January 29, 1989|ROBERT SMAUS | Robert Smaus is an associate editor of Los Angeles Times Magazine.

SOME GARDENS ARE just too small to accommodate a lawn. And some gardeners are bored by the thought of having one. Both were the case on this pie-shaped lot in the San Fernando Valley. The owners, husband and wife Paul Kirk and Mary Finley, fellow faculty members at Cal State Northridge, wanted plenty of flowers and other interesting plants--but not a blade of grass.

The garden's designer, Chris Rosmini, couldn't have been more delighted with the couple's request: Her gardens are well-known for featuring a preponderance of plant materials other than lawn grasses. Rosmini's plan called for paths connecting all the areas, making the garden look remarkably like the oddly angled streets in an 11th-Century town (although she had a cloistered medieval garden in mind). The main path sets off from the house in medieval fashion--at an angle. But the path is otherwise formal in plan, with a definite end and focal point--a vine-covered gazebo with curving copper pipes. Other lesser focal points anchor the ends of lesser paths: a fountain and plants spilling fountain-like from large pots. To make the paths look longer than they are--to force the perspective--the sides of the paths begin to converge at their farthest ends.

All sorts of collectible plants grow in the areas between the paths.

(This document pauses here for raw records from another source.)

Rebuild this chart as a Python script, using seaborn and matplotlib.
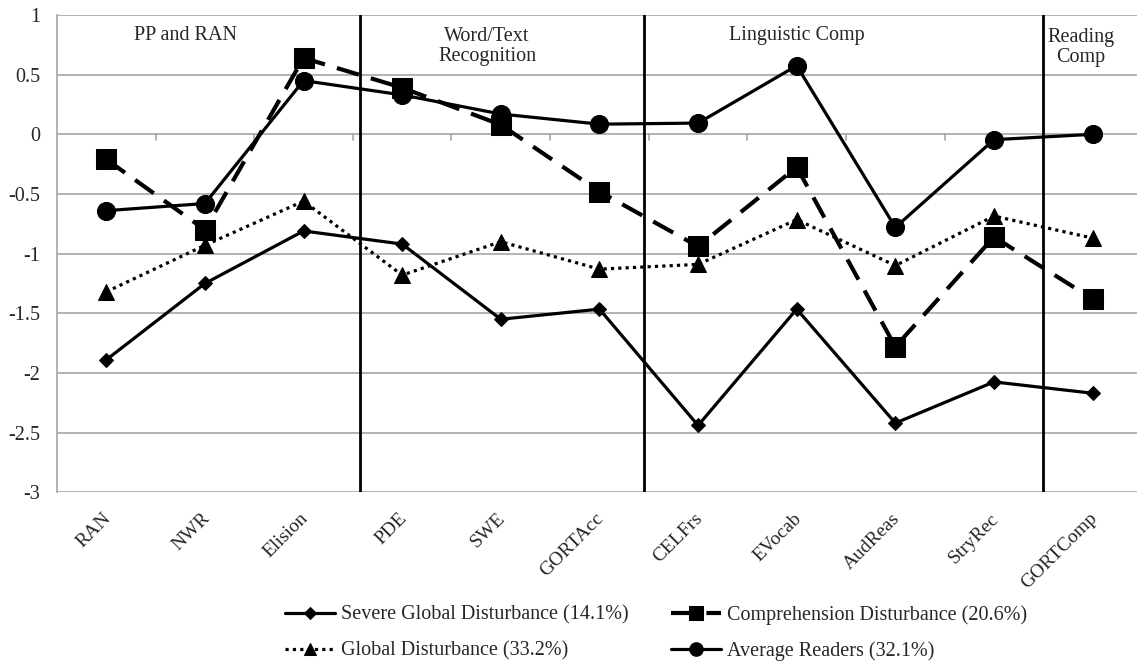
import matplotlib
matplotlib.use("Agg")
import matplotlib.pyplot as plt
import matplotlib.transforms as mtransforms
import seaborn as sns
import pandas as pd
import numpy as np
from matplotlib.ticker import FuncFormatter

categories = ["RAN", "NWR", "Elision", "PDE", "SWE", "GORTAcc", "CELFrs",
              "EVocab", "AudReas", "StryRec", "GORTComp"]
severe = [-1.89, -1.25, -0.81, -0.92, -1.55, -1.465, -2.44, -1.465, -2.42, -2.075, -2.17]
comprehension = [-0.21, -0.80, 0.64, 0.39, 0.08, -0.48, -0.94, -0.275, -1.78, -0.86, -1.38]
global_dist = [-1.32, -0.93, -0.56, -1.18, -0.90, -1.13, -1.09, -0.715, -1.10, -0.685, -0.87]
average = [-0.64, -0.58, 0.45, 0.33, 0.17, 0.085, 0.094, 0.575, -0.78, -0.045, 0.0]
series_labels = ["Severe Global Disturbance (14.1%)", "Comprehension Disturbance (20.6%)",
                 "Global Disturbance (33.2%)", "Average Readers (32.1%)"]
section_labels = ["PP and RAN", "Word/Text\nRecognition", "Linguistic Comp", "Reading\nComp"]
section_dividers = [2.57, 5.45, 9.5]
yticks = [1, 0.5, 0, -0.5, -1, -1.5, -2, -2.5, -3]

sns.set_theme(style="white")
plt.rcParams['font.family'] = ['Liberation Serif', 'DejaVu Serif']
plt.rcParams['axes.unicode_minus'] = False

fig = plt.figure(figsize=(11.37, 6.63), dpi=100)
ax = fig.add_axes([0.0501, 0.2575, 0.9499, 0.7199])

x = np.arange(len(categories))
df = pd.DataFrame({"x": x, "severe": severe, "comp": comprehension,
                   "glob": global_dist, "avg": average})

# gridlines
for yv in yticks:
    ax.axhline(yv, color="#a6a6a6", lw=1.2, zorder=0)

sns.lineplot(data=df, x="x", y="severe", ax=ax, color="black", lw=2.3,
             marker="D", markersize=7.5, markeredgecolor="black", zorder=3,
             label=series_labels[0])
sns.lineplot(data=df, x="x", y="comp", ax=ax, color="black", lw=3,
             marker="s", markersize=14, markeredgecolor="black", zorder=3,
             label=series_labels[1])
ax.lines[-1].set_dashes([5.5, 3])
sns.lineplot(data=df, x="x", y="glob", ax=ax, color="black", lw=2.3,
             marker="^", markersize=12, markeredgecolor="black", zorder=3,
             label=series_labels[2])
ax.lines[-1].set_dashes([1, 1.3])
sns.lineplot(data=df, x="x", y="avg", ax=ax, color="black", lw=2.3,
             marker="o", markersize=13, markeredgecolor="black", zorder=3,
             label=series_labels[3])

for xv in section_dividers:
    ax.axvline(xv, color="black", lw=2, zorder=2)

# small ticks on the category axis at y=0
for b in np.arange(0.5, len(categories) - 0.5, 1.0):
    ax.plot([b, b], [0, -0.045], color="#a6a6a6", lw=1.2, zorder=1)

fs = 14.5
ax.text(0.80, 0.83, section_labels[0], ha="center", va="center", fontsize=fs)
ax.text(3.86, 0.735, section_labels[1], ha="center", va="center", fontsize=fs, linespacing=1.1)
ax.text(7.0, 0.83, section_labels[2], ha="center", va="center", fontsize=fs)
ax.text(9.88, 0.725, section_labels[3], ha="center", va="center", fontsize=fs, linespacing=1.1)

ax.set_xlim(-0.5, 10.45)
ax.set_ylim(-3, 1)
ax.set_yticks(yticks)
ax.yaxis.set_major_formatter(FuncFormatter(lambda v, p: "%g" % v))
ax.set_xticks(x)
ax.set_xticklabels(categories, rotation=45, ha="right", va="top", rotation_mode="anchor")
ax.tick_params(axis="x", length=0, pad=12, labelsize=14)
ax.tick_params(axis="y", length=0, pad=12, labelsize=14.5)
offset = mtransforms.ScaledTranslation(-4 / 100, -1 / 100, fig.dpi_scale_trans)
for lab in ax.get_xticklabels():
    lab.set_transform(lab.get_transform() + offset)
ax.set_xlabel("")
ax.set_ylabel("")
for s in ["top", "right", "bottom"]:
    ax.spines[s].set_visible(False)
ax.spines["left"].set_color("#a6a6a6")
ax.spines["left"].set_linewidth(1.2)

handles, labels = ax.get_legend_handles_labels()
ax.get_legend().remove()
order = [0, 2, 1, 3]
fig.legend([handles[i] for i in order], [labels[i] for i in order],
           loc="center left", bbox_to_anchor=(0.238, 0.045), ncol=2, frameon=False,
           fontsize=14.5, handlelength=2.5, handletextpad=0.3, columnspacing=2.1,
           labelspacing=0.85, markerscale=0.75, borderpad=0.2)

fig.savefig("out.png", dpi=100, facecolor="white")
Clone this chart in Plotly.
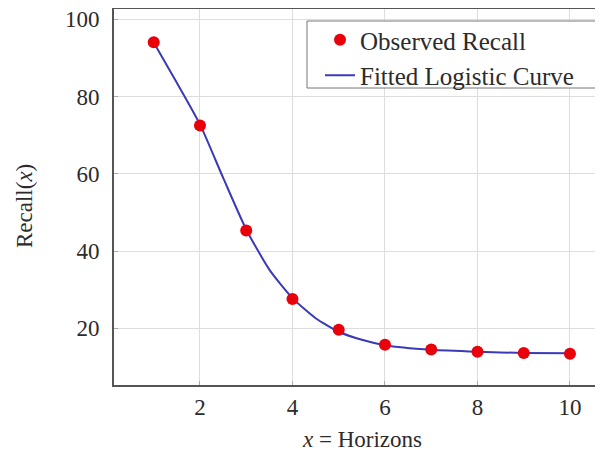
import plotly.graph_objects as go

horizons = [1, 2, 3, 4, 5, 6, 7, 8, 9, 10]
observed_recall = [94.1, 72.5, 45.3, 27.6, 19.6, 15.7, 14.5, 13.9, 13.6, 13.4]

curve_x = [1, 1.5, 2, 2.5, 3, 3.5, 4, 4.5, 5, 5.5, 6, 7, 8, 9, 10]
curve_y = [94.0, 83.6, 72.8, 59.0, 45.6, 35.2, 27.8, 22.6, 19.1, 17.0, 15.6, 14.4, 13.9, 13.6, 13.5]

x_ticks = [2, 4, 6, 8, 10]
y_ticks = [20, 40, 60, 80, 100]

FONT = "Liberation Serif"
TXT = "#2b2b2b"

# page body has an 8px margin; figure is sized to fit inside the window
W, H = 595, 445
L, R, T, B = 106, 0, 1, 68
PW, PH = W - L - R, H - T - B


def px(xs):  # screenshot x -> paper
    return (xs - 8 - L) / PW


def py(ys):  # screenshot y -> paper
    return 1 - (ys - 8 - T) / PH


fig = go.Figure()
fig.add_trace(go.Scatter(
    x=curve_x, y=curve_y, mode="lines", name="Fitted Logistic Curve",
    line=dict(color="#3a3ab8", width=2, shape="spline", smoothing=0.6),
))
fig.add_trace(go.Scatter(
    x=horizons, y=observed_recall, mode="markers", name="Observed Recall",
    marker=dict(color="#e8000b", size=12, line=dict(width=0)),
))

fig.update_layout(
    width=W, height=H,
    margin=dict(l=L, r=R, t=T, b=B, autoexpand=False),
    paper_bgcolor="white", plot_bgcolor="white",
    font=dict(family=FONT, size=23, color=TXT),
    showlegend=True,
    legend=dict(
        x=px(320), y=py(17), xanchor="left", yanchor="top",
        bgcolor="rgba(0,0,0,0)", borderwidth=0,
        font=dict(family=FONT, size=25, color=TXT),
        traceorder="reversed", tracegroupgap=0, itemwidth=30,
    ),
    shapes=[dict(type="rect", xref="paper", yref="paper",
                 x0=px(307), x1=px(597), y0=py(21), y1=py(88),
                 fillcolor="white", line=dict(color="#777777", width=1), layer="above")],
    xaxis=dict(
        range=[0.141, 10.714], tickvals=x_ticks, ticktext=[str(v) for v in x_ticks],
        showgrid=True, gridcolor="#dddddd", gridwidth=1,
        showline=True, linecolor="#555555", linewidth=2, mirror=True,
        ticks="inside", ticklen=4, tickcolor="#aaaaaa", automargin=False,
        ticklabeloverflow="allow",
        zeroline=False, tickfont=dict(family=FONT, size=23, color=TXT),
    ),
    yaxis=dict(
        range=[5.3, 102.7], tickvals=y_ticks, ticktext=[str(v) for v in y_ticks],
        showgrid=True, gridcolor="#dddddd", gridwidth=1,
        showline=True, linecolor="#555555", linewidth=2,
        ticks="inside", ticklen=4, tickcolor="#aaaaaa", automargin=False,
        ticklabelstandoff=8, ticklabeloverflow="allow",
        zeroline=False, tickfont=dict(family=FONT, size=23, color=TXT),
    ),
    annotations=[
        dict(text="<i>x</i> = Horizons", xref="paper", yref="paper",
             x=px(362), y=py(440), xanchor="center", yanchor="middle",
             showarrow=False, font=dict(family=FONT, size=23, color=TXT)),
        dict(text="Recall(<i>x</i>)", xref="paper", yref="paper",
             x=px(24), y=py(206), xanchor="center", yanchor="middle",
             textangle=-90, showarrow=False, font=dict(family=FONT, size=23, color=TXT)),
    ],
)

fig.write_html("out.html")
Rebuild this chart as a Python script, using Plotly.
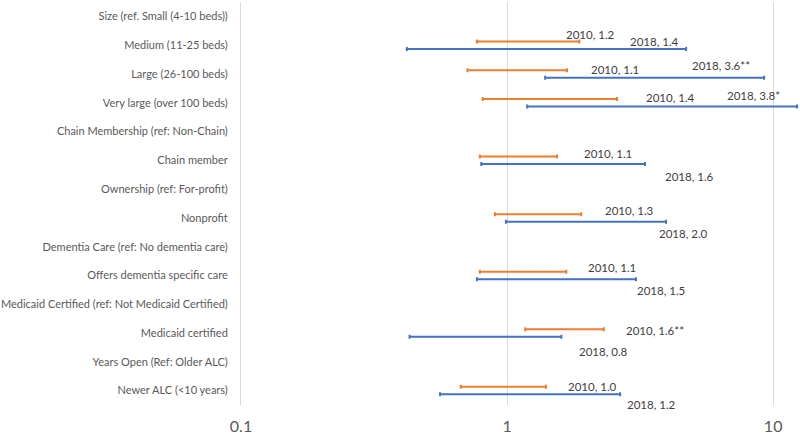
import math
import plotly.graph_objects as go

categories = [
    "Size (ref. Small (4-10 beds))",
    "Medium (11-25 beds)",
    "Large (26-100 beds)",
    "Very large (over 100 beds)",
    "Chain Membership (ref: Non-Chain)",
    "Chain member",
    "Ownership (ref: For-profit)",
    "Nonprofit",
    "Dementia Care (ref: No dementia care)",
    "Offers dementia specific care",
    "Medicaid Certified (ref: Not Medicaid Certified)",
    "Medicaid certified",
    "Years Open (Ref: Older ALC)",
    "Newer ALC (<10 years)",
]

# rows that carry estimates
est_rows = ["Medium (11-25 beds)", "Large (26-100 beds)", "Very large (over 100 beds)",
            "Chain member", "Nonprofit", "Offers dementia specific care",
            "Medicaid certified", "Newer ALC (<10 years)"]

or_2010 = [1.2, 1.1, 1.4, 1.1, 1.3, 1.1, 1.6, 1.0]
lo_2010 = [0.77, 0.71, 0.81, 0.79, 0.90, 0.79, 1.17, 0.67]
hi_2010 = [1.87, 1.68, 2.59, 1.54, 1.90, 1.67, 2.31, 1.40]
sig_2010 = ["", "", "", "", "", "", "**", ""]

or_2018 = [1.4, 3.6, 3.8, 1.6, 2.0, 1.5, 0.8, 1.2]
lo_2018 = [0.42, 1.39, 1.19, 0.80, 0.99, 0.77, 0.43, 0.56]
hi_2018 = [4.71, 9.25, 12.3, 3.30, 3.96, 3.05, 1.60, 2.66]
sig_2018 = ["", "**", "*", "", "", "", "", ""]

x_tick_vals = [0.1, 1, 10]
x_tick_text = ["0.1", "1", "10"]

# layout: label pixel offsets (dx right, dy down) from each point
off_2010 = [(36, -11), (71, -4), (98, -5), (64, -7), (66, -7), (68, -8), (63, -3), (59, -4)]
off_2018 = [(82, -4), (35, -8), (64, -7), (102, 16), (70, 16), (81, 15), (96, 18), (97, 14)]

ORANGE = "#ED7D31"
BLUE = "#4472C4"
row_shift = 0.13

fig = go.Figure()

def add_series(name, ors, los, his, color, shift):
    ys = [categories.index(r) + shift for r in est_rows]
    fig.add_trace(go.Scatter(
        x=ors, y=ys, mode="markers", name=name,
        marker=dict(color="rgba(0,0,0,0)", size=1),
        error_x=dict(type="data", symmetric=False,
                     array=[h - o for h, o in zip(his, ors)],
                     arrayminus=[o - l for o, l in zip(ors, los)],
                     color=color, thickness=2, width=2),
        showlegend=False, hoverinfo="skip", cliponaxis=False,
    ))

add_series("2010", or_2010, lo_2010, hi_2010, ORANGE, -row_shift)
add_series("2018", or_2018, lo_2018, hi_2018, BLUE, row_shift)

def add_labels(year, ors, sigs, offs):
    for r, o, s, (dx, dy) in zip(est_rows, ors, sigs, offs):
        fig.add_annotation(
            x=math.log10(o), y=categories.index(r), xref="x", yref="y",
            text=f"{year}, {o:.1f}{s}", showarrow=False,
            xanchor="left", yanchor="middle", xshift=dx, yshift=-dy,
            font=dict(family="Lato, sans-serif", size=11.5, color="#404040"),
        )

add_labels("2010", or_2010, sig_2010, off_2010)
add_labels("2018", or_2018, sig_2018, off_2018)

fig.update_layout(
    width=800, height=436,
    margin=dict(l=241, r=2, t=2, b=31),
    paper_bgcolor="white", plot_bgcolor="white",
    font=dict(family="Lato, sans-serif", color="#595959"),
)
fig.update_xaxes(
    type="log", range=[-1, math.log10(12.4)],
    tickvals=x_tick_vals, ticktext=x_tick_text,
    showgrid=True, gridcolor="#D9D9D9", gridwidth=1,
    zeroline=False, showline=False, ticks="",
    tickfont=dict(size=16, color="#595959"),
    ticklabelstandoff=10, automargin=False,
)
fig.update_yaxes(
    range=[len(categories) - 0.5, -0.5],
    tickvals=list(range(len(categories))), ticktext=categories,
    showgrid=False, zeroline=False, showline=True, linecolor="#D9D9D9", linewidth=1,
    ticks="", tickfont=dict(size=11, color="#595959"),
    ticklabelstandoff=10, automargin=False,
)

fig.write_html("out.html", config={"displayModeBar": False},
               post_script="document.body.style.margin='0';document.body.style.overflow='hidden';")
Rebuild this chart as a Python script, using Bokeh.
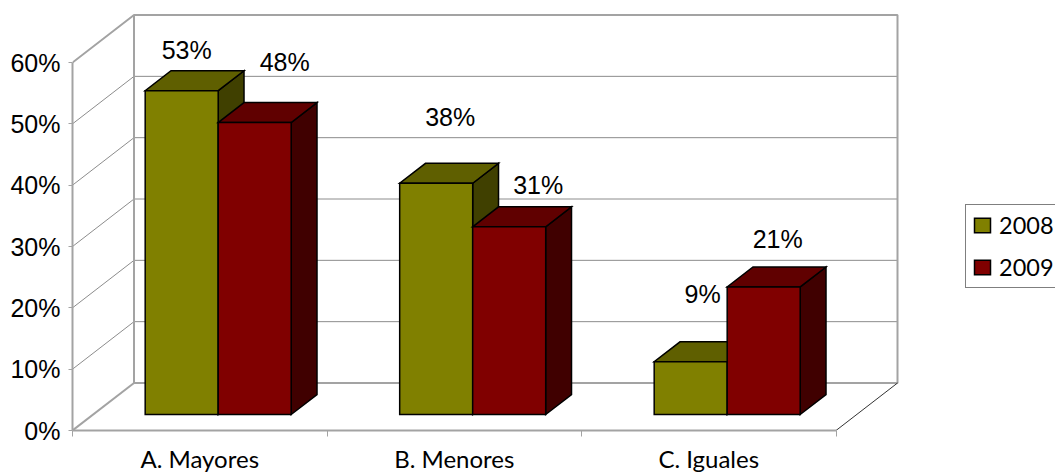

The beds are raised not only because that makes the plantings easy to see and weed but also because many of the plants require both excellent soil and drainage.

At one side of this grid of pathways is a covered patio, and there are several turnouts along the paths from which to enjoy the views (all the walls are wide enough to sit on). At the center of the garden, the paths converge, making for a sort of a central "town square" (which is not truly square in shape). Town squares are said to have originated in medieval times. Norman T. Newton in "Design on the Land" writes: "To most observers, these town squares, with very rare exceptions, have an atmosphere of unaffected simplicity--even awkwardness, on occasion--that is quietly but surely amusing." He continues: "Since they are seldom exactly square or even rectangular, they provide as a group a valuable laboratory in which to question the sanctity so widely but uncritically conferred on the right angle."

Right angles were not sanctified for this house, the work of architect D. Douglas McCallum; there are few. McCallum set the stage for the garden, and Rosmini carried the theme outdoors, making the central patio five-sided.

A garden ornament, yet to be determined, will stand in the central bed, but for the moment the area is full of flowers. And nary a blade of grass in sight.